We drive on to the deserted station of Zardalu which comes to life only when contractors from neighbouring coal mines ask for wagons to collect their loads. Khost, end of the line for modern trains, is made just after midday. Idrees Chaudri, the Station Master, orders tea and sends for old Haji Gul Mohammed, who claims to remember the dismantling of the Louise Margaret bridge. He says the complexity of the problem defeated the best railway engineers until a Sikh offered to do it.
However, the passage of five decades has simplified the memory of a highly complicated engineering job and the old man says that the Sikh ordered half a dozen wagons filled with rocks to be taken into the tunnel at the mouth of the Rift. The bridge was tied to them and the wagons allowed to roll down the slope, bridge and all. Of course the story cannot be complete without the grisly oriental twist and Gul Mohammed tells us that in order to prevent the Sikh from undertaking similar assignments the authorities had his hands chopped off! Berridge writes that a certain "Harnam Singh was the bridge inspector in charge at site," and he also tells us of the difficulty of the dismantling job. It was a far more intricate problem than old Gul Mohammed would like.

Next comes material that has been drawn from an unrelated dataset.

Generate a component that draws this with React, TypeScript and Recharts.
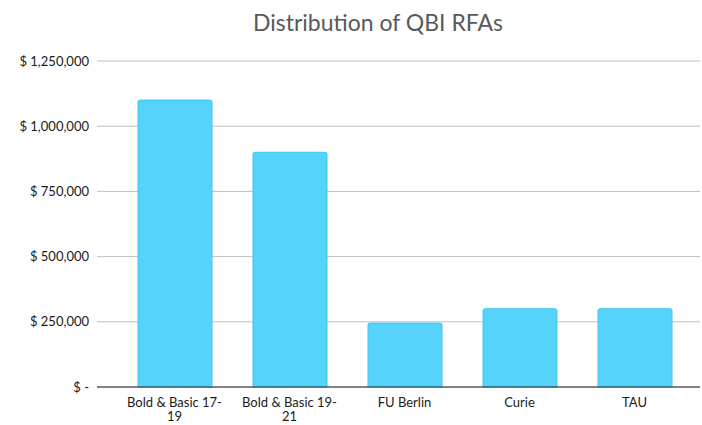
import React from "react"
import { BarChart, Bar, XAxis, YAxis, CartesianGrid } from "recharts"

const categories = ["Bold & Basic 17-19", "Bold & Basic 19-21", "FU Berlin", "Curie", "TAU"]
const amounts = [1100000, 900000, 245000, 300000, 300000]
const yTicks = [0, 250000, 500000, 750000, 1000000, 1250000]

const data = categories.map((name, i) => ({ name, amount: amounts[i] }))

const FONT = "Lato, 'Liberation Sans', sans-serif"

function formatDollar(v: number) {
  if (v === 0) return "$ -"
  return "$ " + v.toLocaleString("en-US")
}

function wrapLabel(text: string): string[] {
  if (text.length <= 14) return [text]
  const cut = text.lastIndexOf("-")
  if (cut > 0) return [text.slice(0, cut + 1), text.slice(cut + 1)]
  return [text]
}

function XTick(props: any) {
  const { x, y, payload } = props
  const lines = wrapLabel(String(payload.value))
  return (
    <g transform={`translate(${x},${y})`}>
      {lines.map((line, i) => (
        <text
          key={i}
          x={0}
          y={12 + i * 14}
          textAnchor="middle"
          fill="#1a1a1a"
          fontSize={13}
          fontFamily={FONT}
        >
          {line}
        </text>
      ))}
    </g>
  )
}

export default function App() {
  return (
    <div style={{ position: "absolute", left: 0, top: 0, width: 702, height: 425, background: "#fff" }}>
      <div
        style={{
          position: "absolute",
          left: 0,
          width: 756,
          top: 8,
          textAlign: "center",
          fontFamily: FONT,
          fontSize: 23,
          color: "#595959",
        }}
      >
        Distribution of QBI RFAs
      </div>
      <BarChart
        width={702}
        height={425}
        data={data}
        margin={{ top: 61, right: 2, bottom: 0, left: 0 }}
        barSize={74}
        style={{ overflow: "visible" }}
      >
        <CartesianGrid vertical={false} stroke="#bfbfbf" />
        <XAxis
          dataKey="name"
          height={38}
          tickLine={false}
          axisLine={{ stroke: "#262626", strokeWidth: 1.2 }}
          padding={{ left: 20, right: 8 }}
          tick={<XTick />}
          interval={0}
        />
        <YAxis
          width={97}
          domain={[0, 1250000]}
          ticks={yTicks}
          tickFormatter={formatDollar}
          axisLine={false}
          tickLine={false}
          tick={{ fill: "#1a1a1a", fontSize: 13, fontFamily: FONT }}
        />
        <Bar
          dataKey="amount"
          fill="#55d3fb"
          stroke="#3ec6ef"
          strokeWidth={1}
          radius={[2, 2, 0, 0]}
          isAnimationActive={false}
        />
      </BarChart>
    </div>
  )
}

We decline the Station Master's offer to stay for lunch and return the way we had come. At the mouth of the Rift we pause once again and Shahjehan says this must have been the most dramatic railway journey in the country, something that he would love to have experienced. I cannot but agree with him, but the best would be to do it as Berridge describes it: "With the closing of the upper reaches of the SPS, Baluchistan lost one of its most impressive show-pieces. In its heyday, the railway often used to fit a seat on the front of the locomotive for visitors, and in 1922 the Prince of Wales, later to become the Duke of Windsor, traversed the Chappar Rift on a silver-plated push-trolley."